Hace unos días, después de ver «La flor de mi secreto» (1995), leí que en las películas de Almodóvar los personajes hacían las maletas y se iban al pueblo cuando la vida en Madrid les sobrepasaba, con la vuelta al lugar de la infancia como una vía de escape de las locuras de la capital. Aunque todos sabemos que en un círculo pequeño socializar puede resultar asfixiante, y que los paraísos arcádicos hay que cogerlos con pinzas, es cierto que regresar a paisajes o aficiones que nos han hecho felices supone a menudo una fuente de consuelo. Si cuento esto, y ya voy a dejar de dar vueltas, es porque hace un par de semanas defendí a ultranza «La momia», un película de 1999 dirigida por Stephen Sommers donde una egiptóloga atolondrada (Rachel Weisz) se liga a un chipo guapo y marrullero (Brendan Fraser) y resucita y luego da caza a una momia vengativa (Arnold Vosloo) llamada Imhotep. De los 8 a los 13 años, la cantidad de veces que pude verla se me escapa, pero fue suficiente para que me aprendiera los diálogos de memoria. Mi padre la alquilaba en el videclub de mi calle, el videoclub Skorpio, donde las carcasas de las cintas VHS eran blancas salvo por el logo, que estaba grabado en rojo. Ahora es una inmobiliaria o una tienda de cocinas. Curiosamente, hace pocos meses soñé que entraba y que su dueña me dejaba llevarme mis películas preferidas antes de su cierre definitivo. Yo elegía «El rey león» (Rob Minkoff, Roger Allers, 1994). El subconsciente no entiende de edad.

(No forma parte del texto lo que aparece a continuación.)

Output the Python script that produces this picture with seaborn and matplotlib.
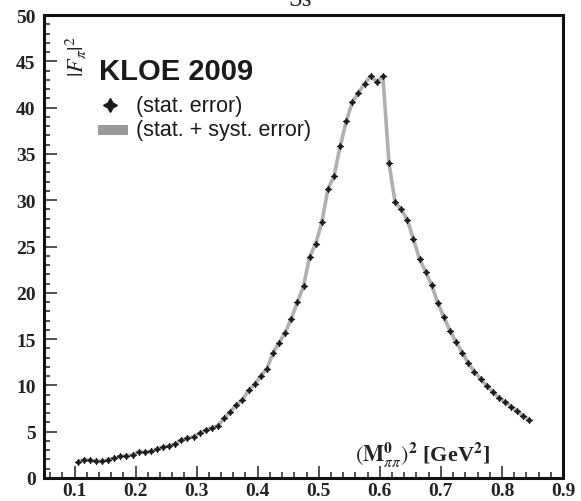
import matplotlib
matplotlib.use("Agg")
import matplotlib.pyplot as plt
from matplotlib.ticker import MultipleLocator
from matplotlib.patches import Rectangle
import seaborn as sns
import pandas as pd

# ---- data ----
s_bins = [0.105, 0.115, 0.125, 0.135, 0.145, 0.155, 0.165, 0.175, 0.185, 0.195,
          0.205, 0.215, 0.225, 0.235, 0.245, 0.255, 0.265, 0.275, 0.285, 0.295,
          0.305, 0.315, 0.325, 0.335, 0.345, 0.355, 0.365, 0.375, 0.385, 0.395,
          0.405, 0.415, 0.425, 0.435, 0.445, 0.455, 0.465, 0.475, 0.485, 0.495,
          0.505, 0.515, 0.525, 0.535, 0.545, 0.555, 0.565, 0.575, 0.585, 0.595,
          0.605, 0.615, 0.625, 0.635, 0.645, 0.655, 0.665, 0.675, 0.685, 0.695,
          0.705, 0.715, 0.725, 0.735, 0.745, 0.755, 0.765, 0.775, 0.785, 0.795,
          0.805, 0.815, 0.825, 0.835, 0.845]
f_pi_sq = [1.70, 1.98, 1.94, 1.80, 1.80, 1.98, 2.16, 2.34, 2.40, 2.48,
           2.84, 2.77, 2.88, 3.13, 3.38, 3.45, 3.67, 4.14, 4.28, 4.46,
           4.85, 5.15, 5.40, 5.65, 6.45, 7.15, 7.90, 8.45, 9.45, 10.1,
           11.0, 11.8, 13.5, 14.6, 15.7, 17.2, 19.0, 20.7, 23.9, 25.3,
           27.6, 31.2, 32.6, 35.8, 38.5, 40.6, 41.6, 42.6, 43.4, 42.8,
           43.4, 34.0, 29.8, 29.0, 27.9, 25.8, 23.65, 22.3, 20.8, 18.9,
           17.35, 15.9, 14.65, 13.55, 12.4, 11.5, 10.7, 9.97, 9.3, 8.67,
           8.24, 7.7, 7.2, 6.66, 6.26]
x_ticks = [0.1, 0.2, 0.3, 0.4, 0.5, 0.6, 0.7, 0.8, 0.9]
y_ticks = [0, 5, 10, 15, 20, 25, 30, 35, 40, 45, 50]

df = pd.DataFrame({"s": s_bins, "F2": f_pi_sq})

sns.set_theme(style="ticks")
plt.rcParams["font.family"] = ["Liberation Serif", "DejaVu Serif"]
plt.rcParams["mathtext.fontset"] = "stix"

fig = plt.figure(figsize=(5.81, 5.02), dpi=100)
ax = fig.add_axes([44 / 581, 23 / 502, 519 / 581, 463 / 502])

# grey band (stat + syst)
sns.lineplot(data=df, x="s", y="F2", ax=ax, color="#b0b0b0", linewidth=2.6,
             zorder=2, legend=False)
# points (stat error)
sns.scatterplot(data=df, x="s", y="F2", ax=ax, marker=(4, 1, 0), s=22,
                color="#1a1a1a", edgecolor="#1a1a1a", linewidth=0.6, zorder=3,
                legend=False)

ax.set_xlim(0.05, 0.9)
ax.set_ylim(0, 50)
ax.set_xticks(x_ticks)
ax.set_yticks(y_ticks)
ax.set_xticklabels([f"{v:.1f}" for v in x_ticks])
ax.set_yticklabels([str(v) for v in y_ticks])
ax.xaxis.set_minor_locator(MultipleLocator(0.02))
ax.yaxis.set_minor_locator(MultipleLocator(1))
ax.tick_params(which="both", direction="in", color="#222222", width=1.1,
               bottom=True, left=True, top=False, right=False)
ax.tick_params(which="major", length=9)
ax.tick_params(which="minor", length=4.5)
ax.tick_params(axis="x", which="major", pad=3)
ax.tick_params(axis="y", which="major", pad=6)
for lab in ax.get_xticklabels() + ax.get_yticklabels():
    lab.set_fontsize(14)
    lab.set_fontweight("bold")
    lab.set_color("#222222")
for sp in ax.spines.values():
    sp.set_visible(True)
    sp.set_color("#111111")
    sp.set_linewidth(2.2)
    sp.set_zorder(5)
ax.set_xlabel("")
ax.set_ylabel("")

# axis labels inside the frame (ROOT style)
ax.text(0.062, 0.958, r"$|F_{\pi}|^{2}$", transform=ax.transAxes,
        rotation=90, ha="center", va="top", fontsize=16, color="#222222")
ax.text(0.86, 0.052, r"$(\mathbf{M}^{\mathbf{0}}_{\pi\pi})^{\mathbf{2}}$ [GeV$^{\mathbf{2}}$]",
        transform=ax.transAxes, ha="right", va="center", fontsize=16,
        fontweight="bold", color="#222222")

# legend block
ax.text(0.106, 0.879, "KLOE 2009", transform=ax.transAxes, ha="left",
        va="center", fontsize=21, fontweight="bold", family="Liberation Sans",
        color="#1a1a1a")
ax.plot([0.127], [0.805], transform=ax.transAxes, marker=(4, 1, 0),
        markersize=10, color="#1a1a1a", linestyle="none")
ax.add_patch(Rectangle((0.104, 0.741), 0.058, 0.022, transform=ax.transAxes,
                       facecolor="#999999", edgecolor="none"))
ax.text(0.178, 0.805, "(stat. error)", transform=ax.transAxes, ha="left",
        va="center", fontsize=15.5, family="Liberation Sans", color="#1a1a1a")
ax.text(0.178, 0.752, "(stat. + syst. error)", transform=ax.transAxes,
        ha="left", va="center", fontsize=15.5, family="Liberation Sans",
        color="#1a1a1a")

# clipped title fragment at the very top (as in the reference)
fig.text(300 / 581, 1.0, "Ss", ha="center", va="center", fontsize=18,
         color="#222222")

fig.savefig("out.png", dpi=100)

No exagero si digo que «La momia» fue decisiva para que estudiara Historia. Me imagino que no es una buena película, pero yo le debo una vocación y varios sueños infantiles relacionados con aventuras en el desierto y ruinas misteriosas. Todavía hoy, cuando la ponen en la televisión y tengo tiempo, me siento a verla y me echo a reír con las mismas gracietas sin sentido, ignorando si el argumento tiene lógica o si la película posee valor estético. Quizá lo apropiado sería arrugar la boca y decir que es mal cine. Renegar de todo lo que no nos aporte un barniz cultural que pase por brillante, militando en la minoría privilegiada por la gracia del gusto. Qué rollo.

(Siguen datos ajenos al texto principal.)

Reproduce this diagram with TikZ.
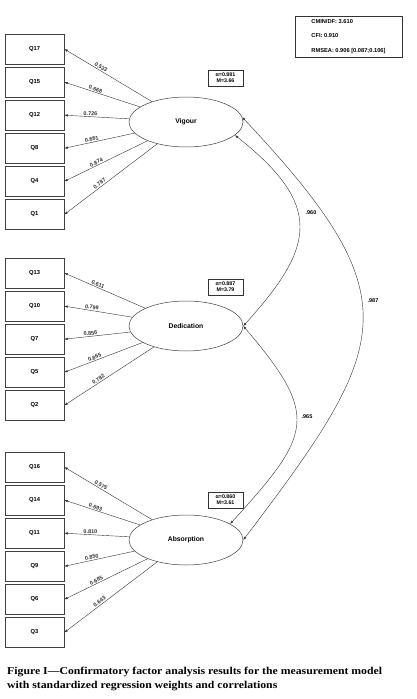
\documentclass[tikz,border=0pt]{standalone}
\usepackage{fontspec}
\setmainfont{Liberation Serif}
\setsansfont{Liberation Sans}
\newfontfamily\capfont[FakeStretch=1.12]{Liberation Serif}
\usepackage{tikz}
\usetikzlibrary{arrows.meta,positioning,shapes.geometric}

\begin{document}
\begin{tikzpicture}[
  x=1pt, y=-1pt,
  item/.style={draw=black!75, line width=0.6pt, minimum width=59pt, minimum height=30pt, inner sep=0pt, font=\sffamily\bfseries\fontsize{5.8}{7}\selectfont},
  factor/.style={draw=black!75, ellipse, line width=0.5pt, minimum width=114pt, minimum height=50pt, inner sep=0pt, font=\sffamily\bfseries\fontsize{6.8}{8}\selectfont},
  stat/.style={draw=black!80, line width=0.6pt, align=center, inner sep=1pt, minimum width=35pt, minimum height=16pt, font=\sffamily\bfseries\fontsize{5.3}{6.2}\selectfont},
  load/.style={-{Latex[length=3.5pt,width=2.4pt]}, black!80, line width=0.4pt},
  corr/.style={{Latex[length=3.5pt,width=2.4pt]}-{Latex[length=3.5pt,width=2.4pt]}, black!80, line width=0.4pt},
  wt/.style={font=\sffamily\bfseries\fontsize{5.5}{6}\selectfont, inner sep=1pt, sloped, above, pos=0.6},
  cval/.style={font=\sffamily\bfseries\fontsize{5.5}{6}\selectfont, inner sep=0pt},
  node distance=2.5pt
]
\useasboundingbox (0,0) rectangle (417,699);

% fit indices
\node[draw=black!80, line width=0.6pt, minimum width=107pt, minimum height=41pt, align=left,
  font=\sffamily\bfseries\fontsize{5.7}{14.5}\selectfont] (fit) at (348.5,36.5)
  {CMIN/DF: 3.610\\CFI: 0.910\\RMSEA: 0.906 [0.087;0.106]};

% Vigour
\node[item] (q17) at (34.5,49) {Q17};
\node[item, below=of q17] (q15) {Q15};
\node[item, below=of q15] (q12) {Q12};
\node[item, below=of q12] (q8) {Q8};
\node[item, below=of q8] (q4) {Q4};
\node[item, below=of q4] (q1) {Q1};
\node[factor] (vig) at (186,122) {Vigour};
\node[stat] (vigstat) at (225.5,78) {α=0.881\\M=3.66};
\draw[load] (vig) -- node[wt] {0.533} (q17.east);
\draw[load] (vig) -- node[wt] {0.668} (q15.east);
\draw[load] (vig) -- node[wt] {0.726} (q12.east);
\draw[load] (vig) -- node[wt] {0.661} (q8.east);
\draw[load] (vig) -- node[wt] {0.874} (q4.east);
\draw[load] (vig) -- node[wt] {0.787} (q1.east);

% Dedication
\node[item] (q13) at (34.5,273) {Q13};
\node[item, below=of q13] (q10) {Q10};
\node[item, below=of q10] (q7) {Q7};
\node[item, below=of q7] (q5) {Q5};
\node[item, below=of q5] (q2) {Q2};
\node[factor] (ded) at (186,326) {Dedication};
\node[stat] (dedstat) at (225.5,287) {α=0.887\\M=3.79};
\draw[load] (ded) -- node[wt] {0.611} (q13.east);
\draw[load] (ded) -- node[wt] {0.799} (q10.east);
\draw[load] (ded) -- node[wt] {0.856} (q7.east);
\draw[load] (ded) -- node[wt] {0.865} (q5.east);
\draw[load] (ded) -- node[wt] {0.782} (q2.east);

% Absorption
\node[item] (q16) at (34.5,467) {Q16};
\node[item, below=of q16] (q14) {Q14};
\node[item, below=of q14] (q11) {Q11};
\node[item, below=of q11] (q9) {Q9};
\node[item, below=of q9] (q6) {Q6};
\node[item, below=of q6] (q3) {Q3};
\node[factor] (abs) at (186,540) {Absorption};
\node[stat] (absstat) at (225.5,500) {α=0.860\\M=3.61};
\draw[load] (abs) -- node[wt] {0.575} (q16.east);
\draw[load] (abs) -- node[wt] {0.693} (q14.east);
\draw[load] (abs) -- node[wt] {0.810} (q11.east);
\draw[load] (abs) -- node[wt] {0.850} (q9.east);
\draw[load] (abs) -- node[wt] {0.685} (q6.east);
\draw[load] (abs) -- node[wt] {0.643} (q3.east);

% correlations
\draw[corr] (vig.-15) .. controls (323,205) and (316,246) .. (ded.east);
\draw[corr] (ded.east) .. controls (320,416) and (312,434) .. (abs.20);
\draw[corr] (vig.5) .. controls (412,298) and (393,343) .. (abs.east);
\node[cval] (r960) at (311,213) {.960};
\node[cval] (r965) at (307,417) {.965};
\node[cval] (r987) at (373,301) {.987};

% caption
\node[anchor=base west, align=left, inner sep=0pt,
  font=\capfont\bfseries\fontsize{10.5}{13.5}\selectfont] (cap) at (7,688)
  {Figure I—Confirmatory factor analysis results for the measurement model\\with standardized regression weights and correlations};
\end{tikzpicture}
\end{document}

La gala de los Goya la vi en un lugar donde había bastante gente. Cuando comenzó la actuación de Rosalía, varias personas se congregaron bajo el televisor y la escucharon con una sonrisa en la boca. Ni siquiera se llamaron para facilitar ese encuentro espontáneo. Dicen que con la chica hay una fiebre cansina que tiene un punto sonrojante. Si es así, yo me sumo a ella con entusiasmo. La música popular siempre ha sido emocional, fervorosa e instintiva; todo el mundo se sabe una canción de Nino Bravo, los bares se cierran con «Un beso y una flor»; en Bélgica, esa tarea la desempeñan Jacques Brel y últimamente Stromae. No solo importa el virtuosismo, que también es admirable. No solo lo que fracasa es de calidad.
Me parece que es legítimo emocionarnos con lo que nos haga felices, aunque sea una película absurda o la cantante del momento. Creo que eso no es incompatible con disfrutar del cine consagrado o la música clásica. Y poco más.